WHAT IS BEING ASKED
Set down the data below without change, skipping the pictures it holds.

DATASET SECTION
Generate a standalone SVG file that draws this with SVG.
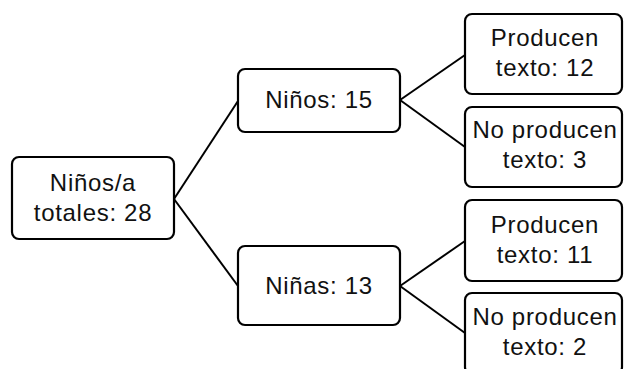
<svg xmlns="http://www.w3.org/2000/svg" width="624" height="369" viewBox="0 0 624 369">
<style>
.box{fill:#fff;stroke:#000;stroke-width:2.2}
.lbl{font-family:"Liberation Sans",Arial,sans-serif;font-size:24px;fill:#111;text-anchor:middle;letter-spacing:0.7px}
.con{stroke:#000;stroke-width:2;fill:none}
</style>
<rect width="624" height="369" fill="#fff"/>
<g id="connectors">
<line class="con" x1="174" y1="199" x2="238" y2="101"/>
<line class="con" x1="174" y1="199" x2="238" y2="286"/>
<line class="con" x1="400" y1="100" x2="465" y2="55"/>
<line class="con" x1="400" y1="100" x2="465" y2="147"/>
<line class="con" x1="400" y1="286" x2="465" y2="241"/>
<line class="con" x1="400" y1="286" x2="465" y2="333"/>
</g>
<g id="root">
<rect class="box" x="12" y="157" width="162" height="82" rx="7"/>
<text class="lbl" x="93" y="191">Niños/a</text>
<text class="lbl" x="93" y="221">totales: 28</text>
</g>
<g id="ninos">
<rect class="box" x="238" y="69" width="162" height="63" rx="7"/>
<text class="lbl" x="319" y="108">Niños: 15</text>
</g>
<g id="ninas">
<rect class="box" x="238" y="246" width="162" height="79" rx="7"/>
<text class="lbl" x="319" y="294">Niñas: 13</text>
</g>
<g id="producen12">
<rect class="box" x="465" y="14" width="157" height="80" rx="7"/>
<text class="lbl" x="545" y="46">Producen</text>
<text class="lbl" x="545" y="76">texto: 12</text>
</g>
<g id="noproducen3">
<rect class="box" x="465" y="107" width="157" height="80" rx="7"/>
<text class="lbl" x="545" y="138">No producen</text>
<text class="lbl" x="545" y="168">texto: 3</text>
</g>
<g id="producen11">
<rect class="box" x="465" y="200" width="157" height="81" rx="7"/>
<text class="lbl" x="545" y="233">Producen</text>
<text class="lbl" x="545" y="263">texto: 11</text>
</g>
<g id="noproducen2">
<rect class="box" x="465" y="293" width="157" height="81" rx="7"/>
<text class="lbl" x="545" y="325">No producen</text>
<text class="lbl" x="545" y="355">texto: 2</text>
</g>
</svg>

SOLUTION
Generate a standalone SVG file that draws this with SVG.
<svg xmlns="http://www.w3.org/2000/svg" width="624" height="369" viewBox="0 0 624 369">
<style>
.box{fill:#fff;stroke:#000;stroke-width:2.2}
.lbl{font-family:"Liberation Sans",Arial,sans-serif;font-size:24px;fill:#111;text-anchor:middle;letter-spacing:0.7px}
.con{stroke:#000;stroke-width:2;fill:none}
</style>
<rect width="624" height="369" fill="#fff"/>
<g id="connectors">
<line class="con" x1="174" y1="199" x2="238" y2="101"/>
<line class="con" x1="174" y1="199" x2="238" y2="286"/>
<line class="con" x1="400" y1="100" x2="465" y2="55"/>
<line class="con" x1="400" y1="100" x2="465" y2="147"/>
<line class="con" x1="400" y1="286" x2="465" y2="241"/>
<line class="con" x1="400" y1="286" x2="465" y2="333"/>
</g>
<g id="root">
<rect class="box" x="12" y="157" width="162" height="82" rx="7"/>
<text class="lbl" x="93" y="191">Niños/a</text>
<text class="lbl" x="93" y="221">totales: 28</text>
</g>
<g id="ninos">
<rect class="box" x="238" y="69" width="162" height="63" rx="7"/>
<text class="lbl" x="319" y="108">Niños: 15</text>
</g>
<g id="ninas">
<rect class="box" x="238" y="246" width="162" height="79" rx="7"/>
<text class="lbl" x="319" y="294">Niñas: 13</text>
</g>
<g id="producen12">
<rect class="box" x="465" y="14" width="157" height="80" rx="7"/>
<text class="lbl" x="545" y="46">Producen</text>
<text class="lbl" x="545" y="76">texto: 12</text>
</g>
<g id="noproducen3">
<rect class="box" x="465" y="107" width="157" height="80" rx="7"/>
<text class="lbl" x="545" y="138">No producen</text>
<text class="lbl" x="545" y="168">texto: 3</text>
</g>
<g id="producen11">
<rect class="box" x="465" y="200" width="157" height="81" rx="7"/>
<text class="lbl" x="545" y="233">Producen</text>
<text class="lbl" x="545" y="263">texto: 11</text>
</g>
<g id="noproducen2">
<rect class="box" x="465" y="293" width="157" height="81" rx="7"/>
<text class="lbl" x="545" y="325">No producen</text>
<text class="lbl" x="545" y="355">texto: 2</text>
</g>
</svg>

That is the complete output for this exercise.